It is very important that in the primary legislation we are clear on what is meant by terms and help guide stakeholders, including business and industry, on how GBE will undertake its duties. I would welcome some further engagement with the Minister on how the Government would define this term and I again hope that he can consider this and come back with a government amendment on Report.

Finally, my Amendment 20 relates to local area energy planning. Great British Energy could play a really important role in energy system governance and I have been encouraged to hear from the Government the renewed focus on local planning, with a potential role for GBE in local power plans and local area energy plans which could bring in the focus on community energy, spoken to earlier by the noble Earl, Lord Russell, and the noble Lord, Lord Vaux.

Given the role of GBE, the Government have an opportunity with the Bill to set out in more detail how energy system governance will work at a local level. The story of net zero so far has been a top-down one—in essence, central planning from the Government, which needs to be done—but that transition will not succeed unless this is matched by a bottom-up governance approach from local areas to regions to the national level. So much of the knowledge rests in those local areas; for example, the condition of housing stock relating to energy efficiency measures, and local energy infrastructure.

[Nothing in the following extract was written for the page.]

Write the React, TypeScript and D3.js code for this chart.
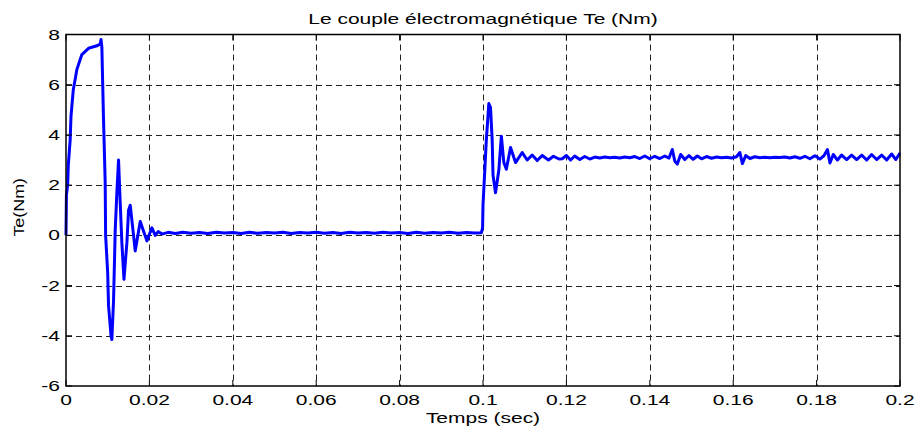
import React, { useEffect, useRef } from 'react';
import * as d3 from 'd3';

// tick values of both axes
const xTicks = [0, 0.02, 0.04, 0.06, 0.08, 0.1, 0.12, 0.14, 0.16, 0.18, 0.2];
const yTicks = [-6, -4, -2, 0, 2, 4, 6, 8];

// [time (s), Te (Nm)], one list per phase
const startup: [number, number][] = [
  [0, 0], [0.0001, 1.6], [0.0004, 2.0], [0.00055, 2.8], [0.001, 3.8], [0.0012, 4.75],
  [0.00175, 5.8], [0.0026, 6.6], [0.0038, 7.2], [0.0054, 7.45], [0.0074, 7.55],
  [0.0082, 7.62], [0.0084, 7.8], [0.0086, 7.5], [0.009, 4.6], [0.0094, 2.1],
  [0.0095, 0], [0.01, -1.5], [0.0102, -2.8], [0.0108, -4.0], [0.011, -4.15],
  [0.0114, -2.6], [0.0118, 0.2], [0.0122, 1.7], [0.0126, 3.0], [0.013, 1.3],
  [0.0134, -0.3], [0.0139, -1.75], [0.0146, -0.3], [0.015, 1.0], [0.0154, 1.2],
  [0.0162, 0.0], [0.0166, -0.62], [0.0178, 0.55], [0.0194, -0.22], [0.0206, 0.3],
  [0.0214, 0.0], [0.0221, 0.15],
];

const idle: [number, number][] = [
  [0.023, 0.05], [0.0245, 0.12], [0.0262, 0.07], [0.028, 0.12], [0.03, 0.08], [0.032, 0.11],
  [0.034, 0.07], [0.036, 0.12], [0.038, 0.09], [0.04, 0.11], [0.042, 0.07], [0.044, 0.12],
  [0.046, 0.08], [0.048, 0.11], [0.05, 0.09], [0.052, 0.12], [0.054, 0.07], [0.056, 0.11],
  [0.058, 0.09], [0.06, 0.12], [0.062, 0.08], [0.064, 0.11], [0.066, 0.07], [0.068, 0.12],
  [0.07, 0.09], [0.072, 0.11], [0.074, 0.08], [0.076, 0.12], [0.078, 0.09], [0.08, 0.11],
  [0.082, 0.07], [0.084, 0.12], [0.086, 0.08], [0.088, 0.11], [0.09, 0.09], [0.092, 0.12],
  [0.094, 0.08], [0.096, 0.11], [0.098, 0.09], [0.0996, 0.1],
];

const loadStep: [number, number][] = [
  [0.0999, 0.3], [0.1, 1.2], [0.1004, 2.5], [0.1008, 3.8], [0.1014, 5.25], [0.1018, 5.1],
  [0.1022, 3.8], [0.1024, 2.4], [0.103, 1.7], [0.1038, 2.6], [0.1044, 3.95], [0.105, 2.9],
  [0.1056, 2.63], [0.1066, 3.5], [0.1078, 2.9], [0.1094, 3.3], [0.1106, 3.0], [0.1118, 3.2],
  [0.113, 2.98], [0.1142, 3.18], [0.1157, 3.0], [0.1169, 3.15], [0.1182, 3.04],
];

const steady: [number, number][] = [
  [0.119, 3.05], [0.12, 3.18], [0.121, 3.0], [0.122, 3.16], [0.1232, 3.02], [0.1244, 3.14],
  [0.1256, 3.04], [0.1268, 3.12], [0.128, 3.08], [0.1292, 3.12], [0.1304, 3.09], [0.1316, 3.11],
  [0.1328, 3.08], [0.134, 3.12], [0.1352, 3.09], [0.1364, 3.14], [0.1376, 3.06], [0.1388, 3.16],
  [0.14, 3.05], [0.1412, 3.15], [0.1424, 3.06], [0.1436, 3.16], [0.1446, 3.08], [0.1454, 3.42],
  [0.146, 2.95], [0.1466, 2.84], [0.1474, 3.22], [0.1484, 3.02], [0.1494, 3.18], [0.1504, 3.03],
  [0.1514, 3.16], [0.1524, 3.05], [0.1536, 3.14], [0.1548, 3.07], [0.156, 3.12], [0.1572, 3.09],
  [0.1584, 3.11], [0.1596, 3.08], [0.1608, 3.13], [0.1616, 3.3], [0.1622, 2.86], [0.163, 3.18],
  [0.164, 3.06], [0.1652, 3.13], [0.1664, 3.09], [0.1676, 3.11], [0.1688, 3.09], [0.17, 3.11],
  [0.1712, 3.1], [0.1724, 3.12], [0.1736, 3.08], [0.1748, 3.13], [0.176, 3.07], [0.1772, 3.15],
  [0.1784, 3.05], [0.1796, 3.17], [0.1808, 3.04], [0.1818, 3.18], [0.1826, 3.42], [0.1832, 2.88],
  [0.184, 3.22], [0.185, 3.0], [0.186, 3.2], [0.1872, 3.02], [0.1884, 3.2], [0.1896, 3.02],
  [0.1908, 3.2], [0.192, 3.0], [0.1932, 3.22], [0.1944, 3.02], [0.1956, 3.2], [0.1968, 3.0],
  [0.198, 3.24], [0.199, 3.02], [0.2, 3.28],
];

const App = () => {
  const svgRef = useRef<SVGSVGElement>(null);

  useEffect(() => {
    const left = 66, right = 900, top = 34.5, bottom = 386;
    // the original picture is stretched sideways, so is the text
    const stretch = 1.5;

    const svg = d3.select(svgRef.current);
    svg.selectAll('*').remove();

    const x = d3.scaleLinear().domain([0, 0.2]).range([left, right]);
    const y = d3.scaleLinear().domain([-6, 8]).range([bottom, top]);

    const font = '"Liberation Sans", Arial, sans-serif';

    // dashed grid
    const grid = svg.append('g').attr('stroke', '#222').attr('stroke-width', 1).attr('stroke-dasharray', '6,4');
    grid.selectAll('.vg')
      .data(xTicks.slice(1, -1))
      .join('line')
      .attr('x1', d => Math.round(x(d)) + 0.5)
      .attr('x2', d => Math.round(x(d)) + 0.5)
      .attr('y1', top)
      .attr('y2', bottom);
    grid.selectAll('.hg')
      .data(yTicks.slice(1, -1))
      .join('line')
      .attr('x1', left)
      .attr('x2', right)
      .attr('y1', d => Math.round(y(d)) + 0.5)
      .attr('y2', d => Math.round(y(d)) + 0.5);

    // the signal
    const line = d3.line<[number, number]>()
      .x(d => x(d[0]))
      .y(d => y(d[1]));
    const points = [...startup, ...idle, ...loadStep, ...steady];
    svg.append('path')
      .datum(points)
      .attr('d', line)
      .attr('fill', 'none')
      .attr('stroke', '#0000ff')
      .attr('stroke-width', 3)
      .attr('stroke-linejoin', 'round');

    // axes box
    svg.append('rect')
      .attr('x', left)
      .attr('y', top)
      .attr('width', right - left)
      .attr('height', bottom - top)
      .attr('fill', 'none')
      .attr('stroke', '#000')
      .attr('stroke-width', 1.5);

    // inward ticks on all sides
    const ticks = svg.append('g').attr('stroke', '#000').attr('stroke-width', 1);
    ticks.selectAll('.xb')
      .data(xTicks)
      .join('line')
      .attr('x1', d => x(d)).attr('x2', d => x(d))
      .attr('y1', bottom).attr('y2', bottom - 6);
    ticks.selectAll('.xt')
      .data(xTicks)
      .join('line')
      .attr('x1', d => x(d)).attr('x2', d => x(d))
      .attr('y1', top).attr('y2', top + 6);
    ticks.selectAll('.yl')
      .data(yTicks)
      .join('line')
      .attr('x1', left).attr('x2', left + 6)
      .attr('y1', d => y(d)).attr('y2', d => y(d));
    ticks.selectAll('.yr')
      .data(yTicks)
      .join('line')
      .attr('x1', right).attr('x2', right - 6)
      .attr('y1', d => y(d)).attr('y2', d => y(d));

    const label = (tx: number, ty: number, txt: string, anchor: string, sx = stretch, rot = 0) =>
      svg.append('text')
        .attr('transform', `translate(${tx},${ty}) rotate(${rot}) scale(${sx},1)`)
        .attr('text-anchor', anchor)
        .attr('font-family', font)
        .attr('font-size', 14)
        .attr('fill', '#000')
        .text(txt);

    // tick labels
    xTicks.forEach(d => label(x(d), 405, String(d), 'middle'));
    yTicks.forEach(d => label(60, y(d) + 5, String(d), 'end'));

    // titles
    label((left + right) / 2, 24, 'Le couple électromagnétique Te (Nm)', 'middle');
    label((left + right) / 2, 423, 'Temps (sec)', 'middle');
    label(24, (top + bottom) / 2 - 3, 'Te(Nm)', 'middle', 1.28, -90);
  }, []);

  return (
    <svg
      ref={svgRef}
      width={917}
      height={427}
      style={{ position: 'absolute', left: 0, top: 0, background: '#fff' }}
    />
  );
};

export default App;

Local area energy plans could be the foundation of how energy system governance is planned and undertaken at a local level. The issue we have seen over recent years with local area energy plans is their patchwork nature. We have many in place but with varying levels of quality and robustness in how they are set out within local authorities. I note that only 31% of local authorities are covered by local area energy plans. These plans need to be delivered to a consistent standard, with robust data and analysis, and consideration should also be given to how this can be aligned to meet the input requirements necessary for regional energy strategic planning to undertake that flow-up of governance.

Three things are needed: guidance from government on what a local area energy plan is, as has already been set out in Wales; funding for stretched local authorities to develop these plans; and an oversight function to co-ordinate and ensure that those local plans are joined up. There is a really good opportunity here. If GBE is the organisation that is going to take on all or some of those roles, setting that out in the Bill would be an excellent step forward in firming up that crucial local governance function to stakeholders, and unlock local planning of energy. I would be grateful if the Minister could perhaps give us more detail on the role of Great British Energy in this area.

Lord Wigley Portrait Lord Wigley (PC)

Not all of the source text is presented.